**WHAT YOU HAVE TO DO**
Quote the records exactly, starting at the first line and stopping after the line with "var pad = 11;"; skip the pictures.

**MATERIAL FOR THE TASK**

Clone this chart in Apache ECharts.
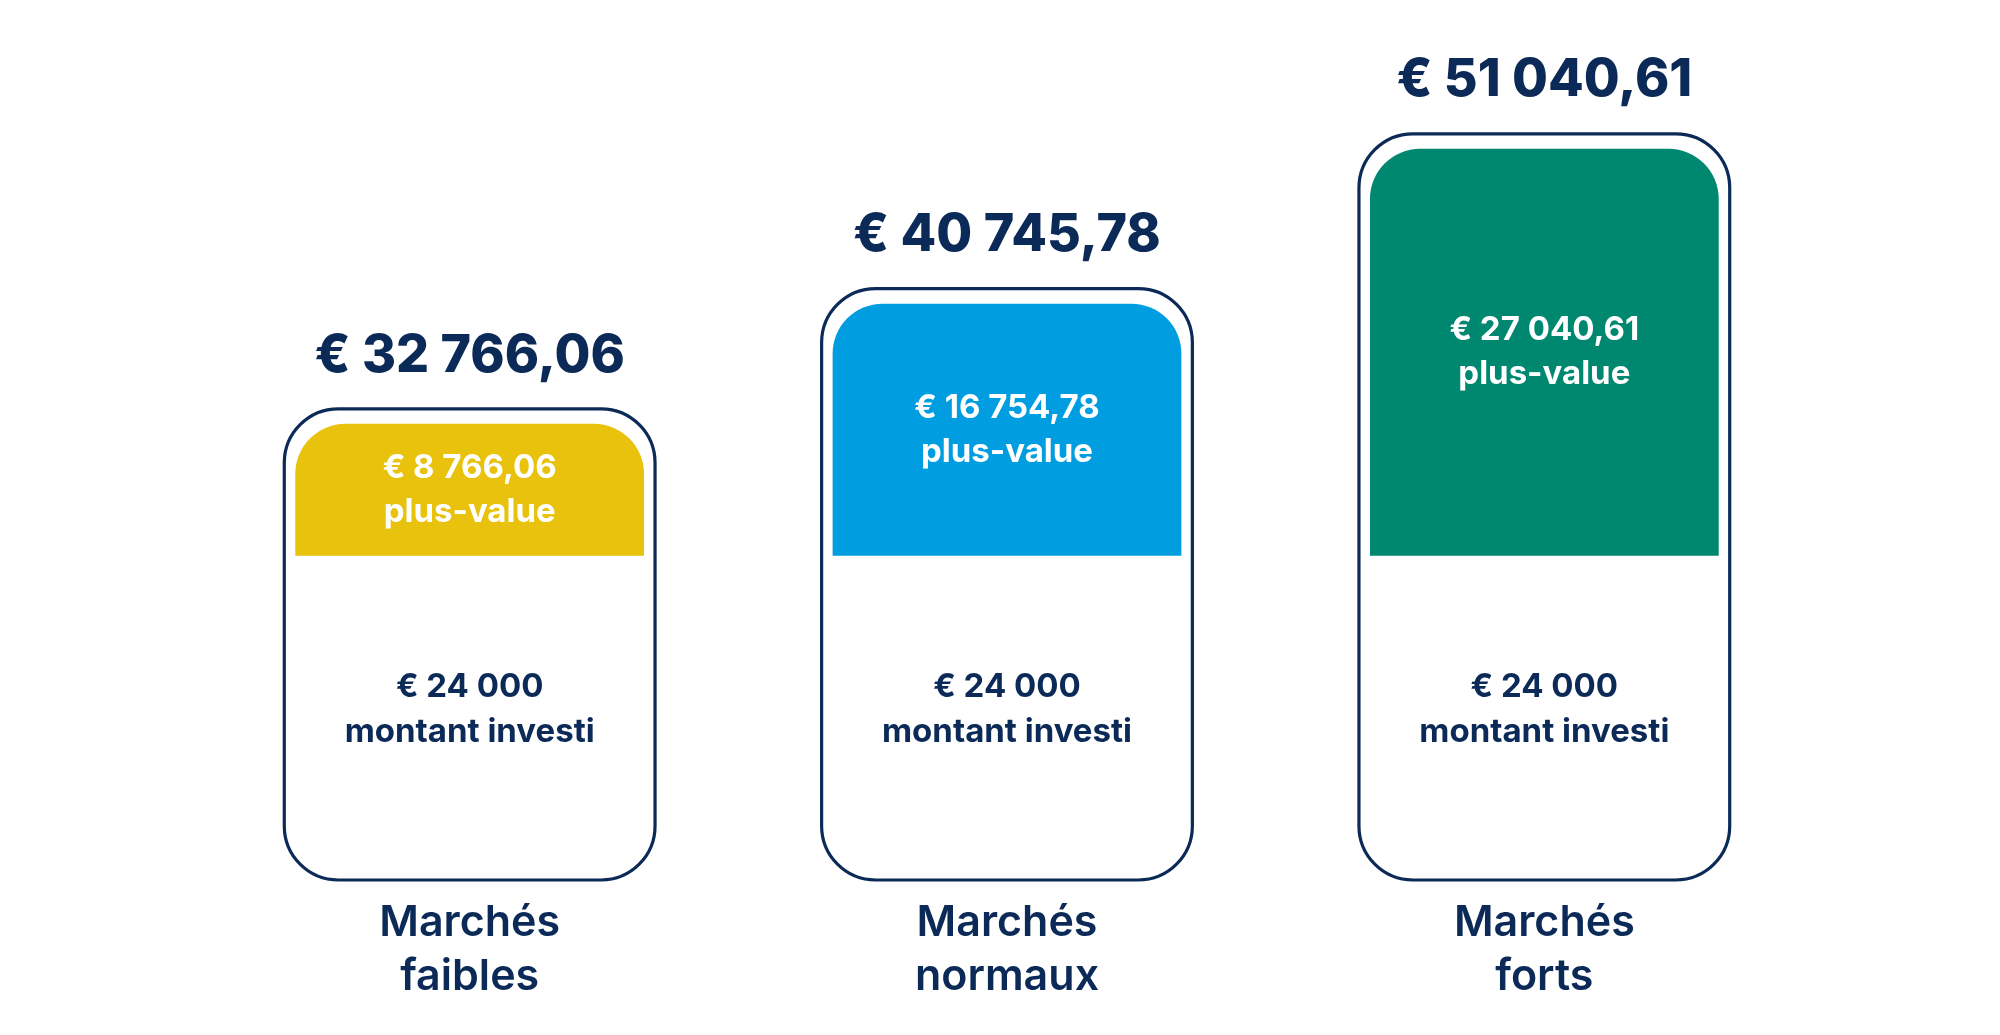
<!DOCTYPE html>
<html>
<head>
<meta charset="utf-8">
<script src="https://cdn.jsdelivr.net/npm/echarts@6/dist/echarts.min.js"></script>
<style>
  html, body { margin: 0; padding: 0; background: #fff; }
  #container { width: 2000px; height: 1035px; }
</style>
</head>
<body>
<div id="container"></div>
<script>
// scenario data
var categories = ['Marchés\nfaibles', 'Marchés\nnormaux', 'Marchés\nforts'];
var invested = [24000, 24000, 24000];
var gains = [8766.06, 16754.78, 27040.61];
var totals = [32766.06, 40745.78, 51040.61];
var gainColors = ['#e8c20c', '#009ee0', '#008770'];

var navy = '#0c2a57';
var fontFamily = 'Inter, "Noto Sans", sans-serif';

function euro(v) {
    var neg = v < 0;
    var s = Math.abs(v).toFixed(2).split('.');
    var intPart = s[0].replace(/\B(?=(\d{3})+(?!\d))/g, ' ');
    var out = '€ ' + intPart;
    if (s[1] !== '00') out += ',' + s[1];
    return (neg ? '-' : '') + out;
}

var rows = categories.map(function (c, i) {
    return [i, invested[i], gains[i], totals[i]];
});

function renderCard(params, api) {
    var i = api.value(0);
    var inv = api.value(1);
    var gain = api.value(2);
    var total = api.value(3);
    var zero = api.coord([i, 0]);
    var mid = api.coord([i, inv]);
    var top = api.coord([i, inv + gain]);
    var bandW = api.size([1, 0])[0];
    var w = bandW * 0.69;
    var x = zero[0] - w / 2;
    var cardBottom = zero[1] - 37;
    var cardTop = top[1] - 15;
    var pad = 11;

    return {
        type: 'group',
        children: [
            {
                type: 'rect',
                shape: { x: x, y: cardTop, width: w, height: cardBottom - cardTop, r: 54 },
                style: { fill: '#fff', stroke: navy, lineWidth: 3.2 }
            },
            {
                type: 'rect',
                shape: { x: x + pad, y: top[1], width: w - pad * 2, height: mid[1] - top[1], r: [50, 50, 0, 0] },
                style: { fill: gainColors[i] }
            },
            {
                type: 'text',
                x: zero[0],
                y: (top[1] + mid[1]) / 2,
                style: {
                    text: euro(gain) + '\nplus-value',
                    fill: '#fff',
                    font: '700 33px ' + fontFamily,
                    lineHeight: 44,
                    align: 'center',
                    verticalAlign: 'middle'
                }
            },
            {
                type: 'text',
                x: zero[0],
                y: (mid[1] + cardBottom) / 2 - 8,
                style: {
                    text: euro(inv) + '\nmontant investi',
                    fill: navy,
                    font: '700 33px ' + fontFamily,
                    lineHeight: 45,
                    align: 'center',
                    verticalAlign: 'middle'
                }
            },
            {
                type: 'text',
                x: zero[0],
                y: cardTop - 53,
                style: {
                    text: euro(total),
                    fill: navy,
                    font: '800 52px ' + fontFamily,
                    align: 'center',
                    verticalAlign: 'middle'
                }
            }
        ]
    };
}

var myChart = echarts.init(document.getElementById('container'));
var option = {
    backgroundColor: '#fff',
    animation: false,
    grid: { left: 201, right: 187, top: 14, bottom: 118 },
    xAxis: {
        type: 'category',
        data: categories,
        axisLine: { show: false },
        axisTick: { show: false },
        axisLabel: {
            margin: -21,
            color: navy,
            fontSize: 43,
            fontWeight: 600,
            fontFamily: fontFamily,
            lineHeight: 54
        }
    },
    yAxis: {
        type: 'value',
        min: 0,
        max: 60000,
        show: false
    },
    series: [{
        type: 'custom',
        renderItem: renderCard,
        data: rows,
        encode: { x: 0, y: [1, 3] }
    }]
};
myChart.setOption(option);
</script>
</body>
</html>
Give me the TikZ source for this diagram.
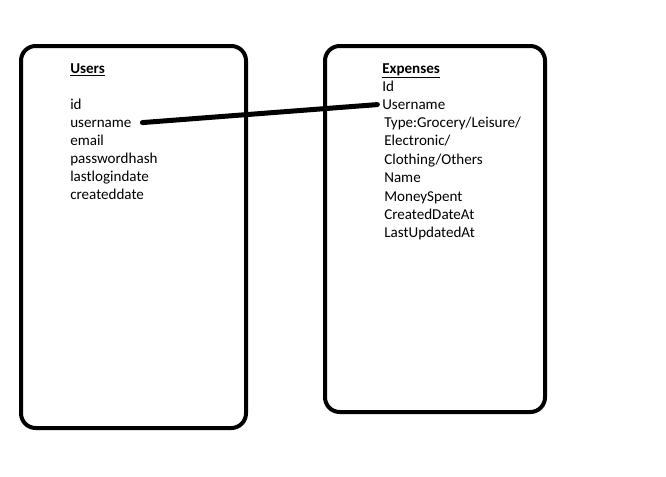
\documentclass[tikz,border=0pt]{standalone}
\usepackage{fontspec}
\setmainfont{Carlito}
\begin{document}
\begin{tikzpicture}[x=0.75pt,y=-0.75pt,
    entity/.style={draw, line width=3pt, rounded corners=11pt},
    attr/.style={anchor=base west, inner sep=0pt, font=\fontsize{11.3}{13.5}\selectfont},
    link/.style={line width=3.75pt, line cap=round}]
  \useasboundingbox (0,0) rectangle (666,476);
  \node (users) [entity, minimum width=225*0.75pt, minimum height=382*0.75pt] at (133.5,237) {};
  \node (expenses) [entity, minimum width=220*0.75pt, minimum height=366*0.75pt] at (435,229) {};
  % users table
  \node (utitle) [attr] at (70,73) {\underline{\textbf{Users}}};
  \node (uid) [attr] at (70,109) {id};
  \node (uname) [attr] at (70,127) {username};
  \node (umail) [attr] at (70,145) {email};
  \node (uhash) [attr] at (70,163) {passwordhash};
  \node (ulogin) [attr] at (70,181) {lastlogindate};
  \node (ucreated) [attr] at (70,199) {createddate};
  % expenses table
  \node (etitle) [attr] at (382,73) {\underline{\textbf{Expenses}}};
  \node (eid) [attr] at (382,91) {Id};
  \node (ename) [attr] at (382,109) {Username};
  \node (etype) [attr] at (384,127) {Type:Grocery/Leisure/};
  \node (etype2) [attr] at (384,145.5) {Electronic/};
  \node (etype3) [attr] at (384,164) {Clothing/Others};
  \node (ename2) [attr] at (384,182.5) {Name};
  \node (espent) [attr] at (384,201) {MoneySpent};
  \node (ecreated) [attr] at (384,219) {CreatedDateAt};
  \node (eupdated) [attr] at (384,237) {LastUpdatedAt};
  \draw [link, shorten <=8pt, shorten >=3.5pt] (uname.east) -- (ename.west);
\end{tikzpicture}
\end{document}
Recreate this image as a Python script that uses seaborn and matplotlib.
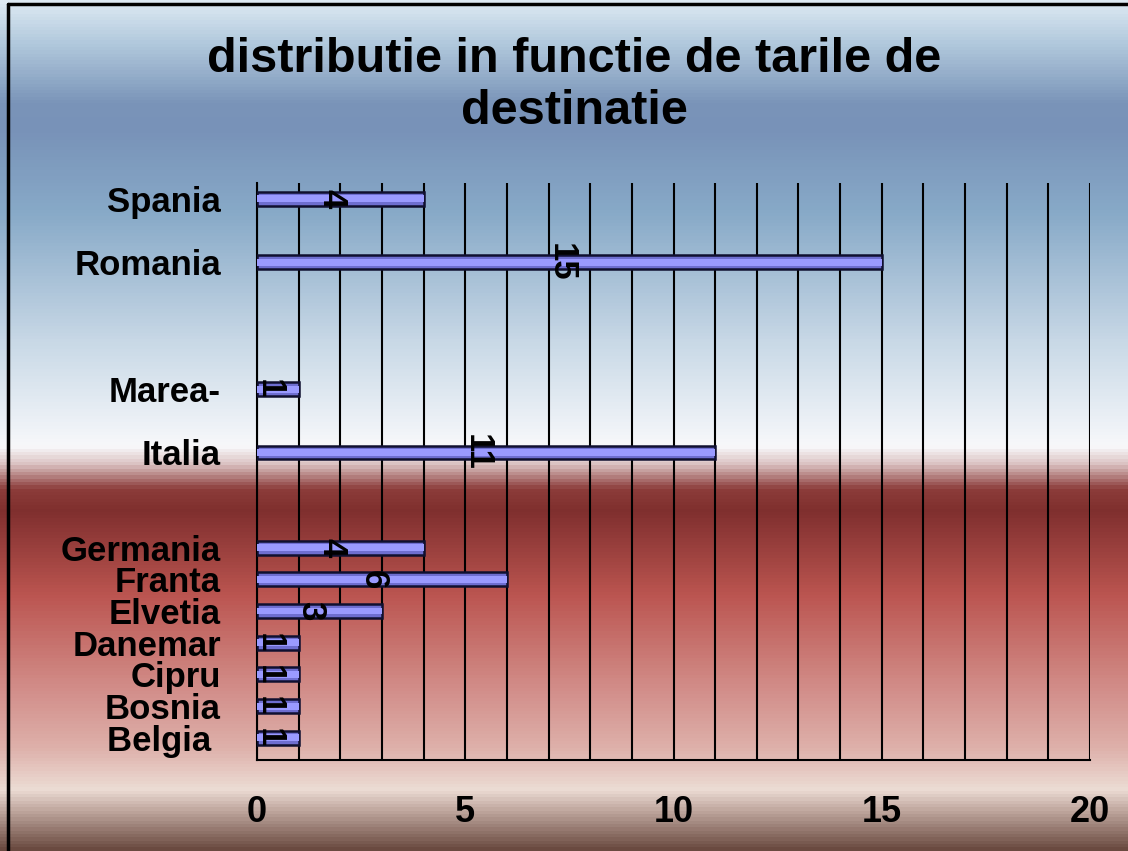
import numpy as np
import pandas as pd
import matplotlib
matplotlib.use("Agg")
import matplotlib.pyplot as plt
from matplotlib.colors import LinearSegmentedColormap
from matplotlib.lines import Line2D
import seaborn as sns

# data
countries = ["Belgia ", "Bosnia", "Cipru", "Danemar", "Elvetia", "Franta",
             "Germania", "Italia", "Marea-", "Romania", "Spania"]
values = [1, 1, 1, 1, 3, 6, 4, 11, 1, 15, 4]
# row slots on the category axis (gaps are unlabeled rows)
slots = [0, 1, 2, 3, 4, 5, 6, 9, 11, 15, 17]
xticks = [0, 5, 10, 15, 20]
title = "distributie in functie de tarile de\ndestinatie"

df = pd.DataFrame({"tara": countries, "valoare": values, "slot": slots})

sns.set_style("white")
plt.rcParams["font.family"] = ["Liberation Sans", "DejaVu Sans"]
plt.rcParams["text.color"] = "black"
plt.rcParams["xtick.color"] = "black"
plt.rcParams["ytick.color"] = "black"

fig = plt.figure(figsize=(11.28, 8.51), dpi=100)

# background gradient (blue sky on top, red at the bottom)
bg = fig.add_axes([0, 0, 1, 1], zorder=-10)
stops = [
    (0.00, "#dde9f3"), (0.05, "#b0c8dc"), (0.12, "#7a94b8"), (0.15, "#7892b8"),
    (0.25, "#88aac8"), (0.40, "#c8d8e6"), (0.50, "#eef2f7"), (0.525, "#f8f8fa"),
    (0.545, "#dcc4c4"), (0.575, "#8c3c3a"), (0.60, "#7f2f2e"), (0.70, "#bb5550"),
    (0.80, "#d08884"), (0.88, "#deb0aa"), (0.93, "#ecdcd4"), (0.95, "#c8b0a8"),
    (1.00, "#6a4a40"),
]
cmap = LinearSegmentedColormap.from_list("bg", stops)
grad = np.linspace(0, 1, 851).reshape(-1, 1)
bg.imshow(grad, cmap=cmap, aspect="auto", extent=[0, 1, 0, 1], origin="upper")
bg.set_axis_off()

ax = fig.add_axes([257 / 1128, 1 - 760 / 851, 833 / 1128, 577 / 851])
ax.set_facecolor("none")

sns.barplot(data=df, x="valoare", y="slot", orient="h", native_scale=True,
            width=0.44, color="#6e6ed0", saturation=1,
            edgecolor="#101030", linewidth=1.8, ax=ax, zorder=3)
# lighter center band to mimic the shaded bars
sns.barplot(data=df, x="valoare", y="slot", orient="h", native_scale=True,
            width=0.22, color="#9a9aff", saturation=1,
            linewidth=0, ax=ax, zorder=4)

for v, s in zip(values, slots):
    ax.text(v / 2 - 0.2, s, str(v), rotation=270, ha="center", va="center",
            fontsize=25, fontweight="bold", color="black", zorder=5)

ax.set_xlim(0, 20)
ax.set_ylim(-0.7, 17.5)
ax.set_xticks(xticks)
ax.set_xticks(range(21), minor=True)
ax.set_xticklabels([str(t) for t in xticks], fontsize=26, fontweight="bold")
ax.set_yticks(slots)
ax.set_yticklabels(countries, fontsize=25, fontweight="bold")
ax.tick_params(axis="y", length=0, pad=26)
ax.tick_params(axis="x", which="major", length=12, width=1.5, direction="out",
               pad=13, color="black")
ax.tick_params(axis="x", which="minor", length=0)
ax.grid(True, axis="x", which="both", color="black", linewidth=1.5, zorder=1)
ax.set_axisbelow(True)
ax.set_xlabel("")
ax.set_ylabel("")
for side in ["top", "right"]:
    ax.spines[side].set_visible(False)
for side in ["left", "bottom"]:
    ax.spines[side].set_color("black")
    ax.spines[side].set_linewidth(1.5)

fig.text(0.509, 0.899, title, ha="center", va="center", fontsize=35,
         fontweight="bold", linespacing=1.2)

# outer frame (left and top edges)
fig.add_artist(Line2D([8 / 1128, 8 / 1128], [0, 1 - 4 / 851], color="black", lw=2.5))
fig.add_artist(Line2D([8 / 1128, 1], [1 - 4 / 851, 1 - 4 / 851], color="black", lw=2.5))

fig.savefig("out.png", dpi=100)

**REPLY TO THE TASK**
Clone this chart in Apache ECharts.
<!DOCTYPE html>
<html>
<head>
<meta charset="utf-8">
<script src="https://cdn.jsdelivr.net/npm/echarts@6/dist/echarts.min.js"></script>
<style>
  html, body { margin: 0; padding: 0; background: #fff; }
  #container { width: 2000px; height: 1035px; }
</style>
</head>
<body>
<div id="container"></div>
<script>
// scenario data
var categories = ['Marchés\nfaibles', 'Marchés\nnormaux', 'Marchés\nforts'];
var invested = [24000, 24000, 24000];
var gains = [8766.06, 16754.78, 27040.61];
var totals = [32766.06, 40745.78, 51040.61];
var gainColors = ['#e8c20c', '#009ee0', '#008770'];

var navy = '#0c2a57';
var fontFamily = 'Inter, "Noto Sans", sans-serif';

function euro(v) {
    var neg = v < 0;
    var s = Math.abs(v).toFixed(2).split('.');
    var intPart = s[0].replace(/\B(?=(\d{3})+(?!\d))/g, ' ');
    var out = '€ ' + intPart;
    if (s[1] !== '00') out += ',' + s[1];
    return (neg ? '-' : '') + out;
}

var rows = categories.map(function (c, i) {
    return [i, invested[i], gains[i], totals[i]];
});

function renderCard(params, api) {
    var i = api.value(0);
    var inv = api.value(1);
    var gain = api.value(2);
    var total = api.value(3);
    var zero = api.coord([i, 0]);
    var mid = api.coord([i, inv]);
    var top = api.coord([i, inv + gain]);
    var bandW = api.size([1, 0])[0];
    var w = bandW * 0.69;
    var x = zero[0] - w / 2;
    var cardBottom = zero[1] - 37;
    var cardTop = top[1] - 15;
    var pad = 11;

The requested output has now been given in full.